The error can be reproduced with the following simplified schemas (with the
only difference being the presence of the “avro.java.string” property in the
reader schema and its absence in the writer schema):
Reader:
{
"type": "record",
"name": "Event",
"namespace": "com.example.event.model",
"fields": [
{
"name": "body",
"type": {
"type": "record",
"name": "EventBody",
"namespace": "com.example.event.model",
"fields": [
{
"name": "optionalNestedObject",
"type": [
"null",
{
"type": "record",
"name": "NestedObject",
"fields": [
{
"name": "mandatoryString",
"type": {
"type": "string",
"avro.java.string": "String"
}
}
]
}
],
"default": null
}
]
}
}
]
}
Writer:
{
"type": "record",
"name": "Event",
"namespace": "com.example.event.model",
"fields": [
{
"name": "body",
"type": {
"type": "record",
"name": "EventBody",
"namespace": "com.example.event.model",
"fields": [
{
"name": "optionalNestedObject",
"type": [
"null",
{
"type": "record",
"name": "NestedObject",
"fields": [
{
"name": "mandatoryString",
“type": "string"
}
]
}
],
"default": null
}
]
}
}
]
}
The issue seems to be caused by the org.apache.avro.Resolver.unionEquiv() not
considering properties when determining whether the “optionalNestedObject”

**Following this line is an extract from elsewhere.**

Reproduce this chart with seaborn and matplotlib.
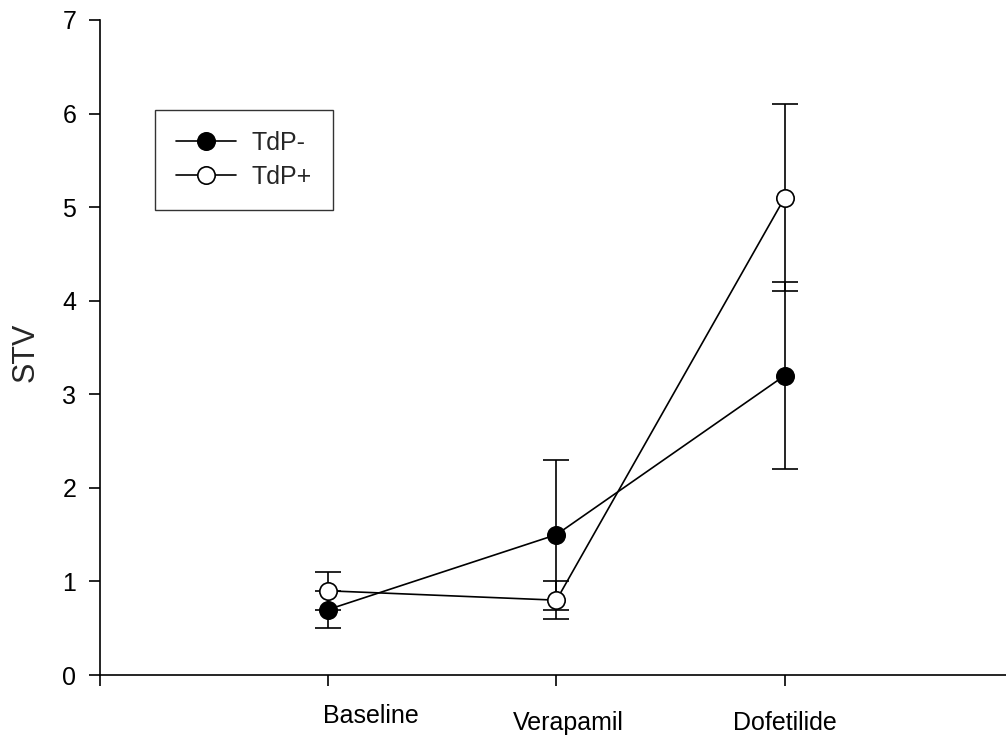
import matplotlib
matplotlib.use("Agg")
import matplotlib.pyplot as plt
import matplotlib.transforms as mtransforms
from matplotlib.lines import Line2D
import pandas as pd
import seaborn as sns

# Short-term variability of repolarization per treatment phase
conditions = ["Baseline", "Verapamil", "Dofetilide"]
groups = ["TdP-", "TdP+"]
stv_tdp_neg = [0.7, 1.5, 3.2]
stv_tdp_pos = [0.9, 0.8, 5.1]
err_tdp_neg = [0.2, 0.8, 1.0]
err_tdp_pos = [0.2, 0.2, 1.0]

df = pd.DataFrame({
    "condition": conditions * 2,
    "pos": list(range(len(conditions))) * 2,
    "group": [groups[0]] * 3 + [groups[1]] * 3,
    "stv": stv_tdp_neg + stv_tdp_pos,
    "err": err_tdp_neg + err_tdp_pos,
})

sns.set_style("ticks")
plt.rcParams["font.family"] = ["Liberation Sans", "DejaVu Sans"]

fig = plt.figure(figsize=(10.06, 7.40), dpi=100)
ax = fig.add_axes([0.0994, 0.0878, 0.9006, 0.8852])

face = {"TdP-": "black", "TdP+": "white"}
LW = 1.2
MS = 12.5

# error bars sit behind the connecting lines and markers
for g in groups:
    sub = df[df["group"] == g]
    ax.errorbar(sub["pos"], sub["stv"], yerr=sub["err"], fmt="none",
                ecolor="black", elinewidth=LW, capsize=9.5, capthick=LW,
                zorder=2)

n_before = len(ax.lines)
sns.lineplot(data=df, x="pos", y="stv", hue="group", style="group",
             hue_order=groups, style_order=groups,
             palette={g: "black" for g in groups}, markers={g: "o" for g in groups},
             dashes=False, linewidth=LW, markersize=MS, ax=ax, legend=False,
             zorder=3)
for line, g in zip(ax.lines[n_before:], groups):
    line.set_markerfacecolor(face[g])
    line.set_markeredgecolor("black")
    line.set_markeredgewidth(LW)

# legend
handles = [Line2D([], [], color="black", lw=LW, marker="o", markersize=MS,
                  markerfacecolor=face[g], markeredgecolor="black",
                  markeredgewidth=LW) for g in groups]
leg = ax.legend(handles, groups, loc="upper left",
                bbox_to_anchor=(0.0607, 0.8626), fontsize=18, frameon=True,
                fancybox=False, edgecolor="black", handlelength=2.4,
                borderpad=0.85, labelspacing=0.4, handletextpad=0.6,
                borderaxespad=0)
leg.get_frame().set_linewidth(1.0)

xmin = -1.0
ax.set_xlim(xmin, 2.97)
ax.set_ylim(0, 7)
ax.set_yticks(range(0, 8))
ax.set_xticks([xmin, 0, 1, 2])
ax.set_xticklabels([""] + conditions)
ax.set_xlabel("")
ax.set_ylabel("STV", fontsize=22)
ax.yaxis.set_label_coords(-0.066, 0.493)

ax.tick_params(axis="y", direction="out", length=8, width=LW, labelsize=18,
               pad=9, colors="black")
ax.tick_params(axis="x", direction="out", length=8, width=LW, labelsize=18,
               pad=18, colors="black")

# staggered, slightly shifted category labels
offsets = {"Baseline": (43, 7), "Verapamil": (12, 0), "Dofetilide": (0, 0)}
for lbl in ax.get_xticklabels():
    t = lbl.get_text()
    if t in offsets:
        dx, dy = offsets[t]
        lbl.set_transform(lbl.get_transform() +
                          mtransforms.ScaledTranslation(dx / 100, dy / 100,
                                                        fig.dpi_scale_trans))

for side in ["top", "right"]:
    ax.spines[side].set_visible(False)
for side in ["left", "bottom"]:
    ax.spines[side].set_linewidth(LW)
    ax.spines[side].set_color("black")

fig.savefig("out.png", dpi=100, facecolor="white")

union is equal in both schemas and the
org.apache.avro.io.ResolvingGrammarGenerator.generate() then using the writer
schema to determine the String class to use for the string field within that
union since the union is falsely considered equivalent. This ultimately results
in a ClassCastException since the string is deserialized as
org.apache.avro.util.Utf8 but the POJO generated from the reader schema has a
field with the correct java.lang.String type.